The Way Continental Drift Has Created Nowadays World

In modern day rhinoceroses, zebras and camels can be found on the continent of Africa, but did you know that these animals had roamed the plains of the United States? Approximately 12 million years ago during the Miocene and Pliocene epochs they could be found wondering the great plains of the mid-west.

The Bruneau-Jarbridge caldera in south west Idaho erupted about 12 million years ago creating a huge ash plume spanning almost a thousand miles. Covering parts of the plains with up to two feet of ash. This wiped out large populations of species to include the teleceras, a pre-historic relative of current day rhinoceroses’. The remains of these creatures can be found throughout the plains, however in northeastern Nebraska a large quantity was discovered in 1971 by paleontologist Michael Voorhies. It is currently called the Ashfall fossil beds and is now a historic park. It is believed that at this location there was a watering hole where animals had gathered seeking relief from the Bruneau-Jarbridge ash plume, however relief could not be found as death was eminent from the inhalation of ash. Ashfall Fossil Beds.

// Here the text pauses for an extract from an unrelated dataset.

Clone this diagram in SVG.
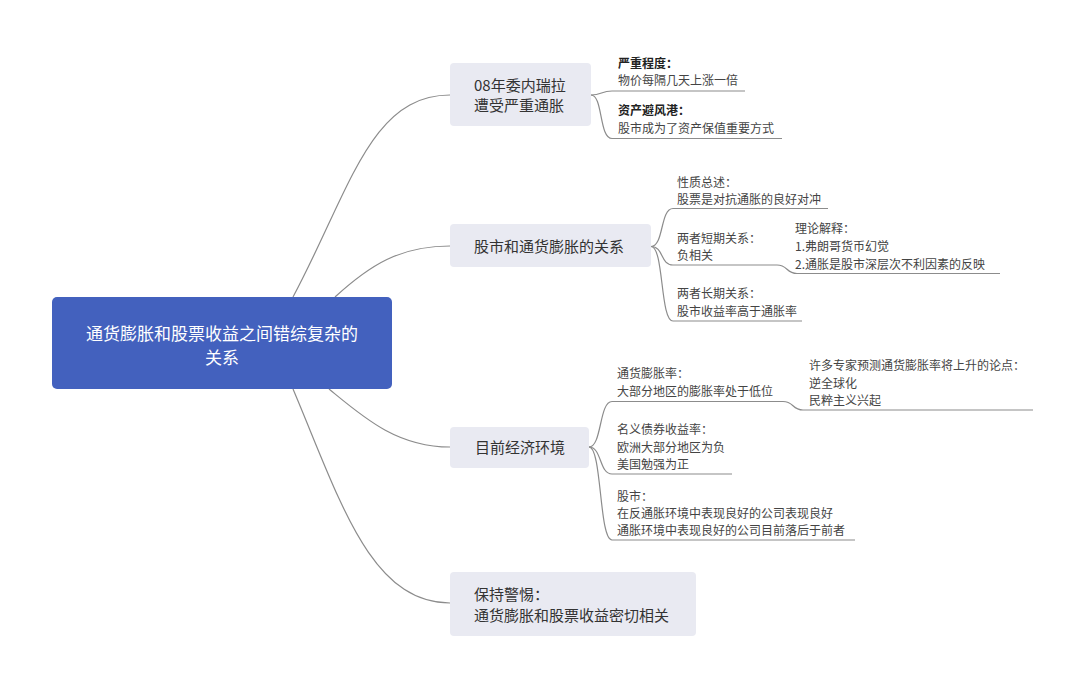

So how can rhinoceroses have once inhabited North America when they can only be currently found in Africa? It started 250 million years ago upon the super continent of Pangea. Modern day continents were once all connected on what is called Pangea. Coyne, C. M. Earth Science. North America was side by side with Africa and Europe with no ocean between. Relatively the same type of plant life and animals roamed this massive super continent.

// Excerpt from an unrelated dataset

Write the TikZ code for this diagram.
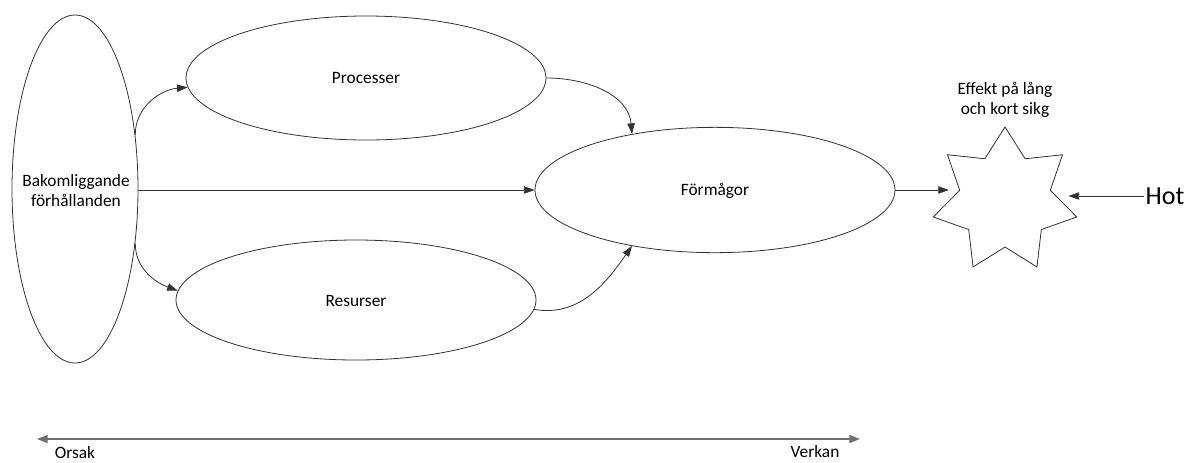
\documentclass[tikz,border=0pt]{standalone}
\usepackage{fontspec}
\setmainfont{Carlito}
\usetikzlibrary{shapes.geometric,arrows.meta}
\definecolor{linec}{RGB}{50,50,50}
\definecolor{axisc}{RGB}{110,110,110}
\tikzset{
  oval/.style={ellipse, draw=linec, line width=0.6pt, inner sep=0pt},
  txt/.style={font=\fontsize{13}{15}\selectfont, align=center, inner sep=0pt, text=black},
  conn/.style={draw=linec, line width=0.6pt, -{Triangle[length=8pt,width=5.5pt]}},
  axis/.style={draw=axisc, line width=1.2pt, {Triangle[length=8pt,width=6pt]}-{Triangle[length=8pt,width=6pt]}},
}
\begin{document}
\begin{tikzpicture}[x=0.75pt,y=-0.75pt]
\useasboundingbox (0,0) rectangle (1184,462);
% ellipses
\node[oval, minimum width=94.5pt, minimum height=261pt] (bak) at (75,189) {};
\node[txt] (baktxt) at (76,191) {Bakomliggande\\förhållanden};
\node[oval, minimum width=270pt, minimum height=93pt] (proc) at (366,78) {};
\node[txt] (proctxt) at (366,78) {Processer};
\node[oval, minimum width=270pt, minimum height=90pt] (res) at (356,300) {};
\node[txt] (restxt) at (356,301) {Resurser};
\node[oval, minimum width=270pt, minimum height=94pt] (form) at (715,190) {};
\node[txt] (formtxt) at (715,191) {Förmågor};
% star
\node[star, star points=7, star point ratio=1.585, minimum size=110.4pt, inner sep=0pt, draw=linec, line width=0.6pt] (star) at (1005,200.6) {};
\node[txt] (effekt) at (1005,100) {Effekt på lång\\och kort sikg};
\node[font=\fontsize{19.5}{22}\selectfont, anchor=west, inner sep=1pt] (hot) at (1144,196) {Hot};
% connectors
\draw[conn] (bak.42) to[out=90,in=185] (proc.183);
\draw[conn] (bak.-42) to[out=-90,in=160] (res.177);
\draw[conn] (bak.east |- form.west) -- (form.west);
\draw[conn] (proc.east) to[out=0,in=95] (form.146);
\draw[conn] (res.-3) to[out=-10,in=-125] (form.214);
\draw[conn] (form.east) -- (form.east -| star.west);
\draw[conn, shorten >=5.5pt] (hot.west) -- (hot.west -| star.east);
% axis
\coordinate (orsakend) at (37,439);
\coordinate (verkanend) at (860,439);
\draw[axis] (orsakend) -- (verkanend);
\node[txt] (orsak) at (75,453) {Orsak};
\node[txt] (verkan) at (815,452) {Verkan};
\end{tikzpicture}
\end{document}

The earth is covered in what is called tectonic plates that move and shift at different times. Each plate has different land masses and continents on them. Over the course of time, millions of years they have slowly moved centimeters at a time, separating what we now call our seven continents of North America, Africa, Europe, Asia, Australia, Antarctica and South America. Alfred Wegener was the one to come up with this theory of continental drift in 1912. Wegener first got his idea by noticing that landmasses on earth seemed to fit together like jigsaw puzzle. He then analyzed the rock, fossils and geological structures on each side of the Atlantic Ocean. He noticed that they were very similar and in some instances the same. It was not until about the 1960’s when the theory of continental drift interest increased. American geophysicist, Henry H. Hess proposed the forming of new oceanic crust being continually made by igneous activity at the crests of oceanic ridges, thus spreading the sea floor. This sea floor spreading integrated with the basis of tectonic plate theory lead some investigators, Jack E. Oliver and Bryan L. sacks to believe that earth’s surface is comprised of plates that float on a layer of partially molten mantle called the asthenosphere. When the plates separate and the new mantle material forms new ocean floor is formed it carries the continents with them. On the basis of this they concluded that Europe, Africa, North and South America were joined almost 200 million years ago. 

In conclusion, this explains why we have some of the same fossils and rocks on a multitude of current day continents. If the Bruneau-Jarbridge caldera did not erupt 12 million years ago causing the extinction of many species in North America, we might very well have been able to go out on the plains of the mid-west and see rhinoceroes, zebras and camels wondering the grasslands like their pre-historic relatives once did.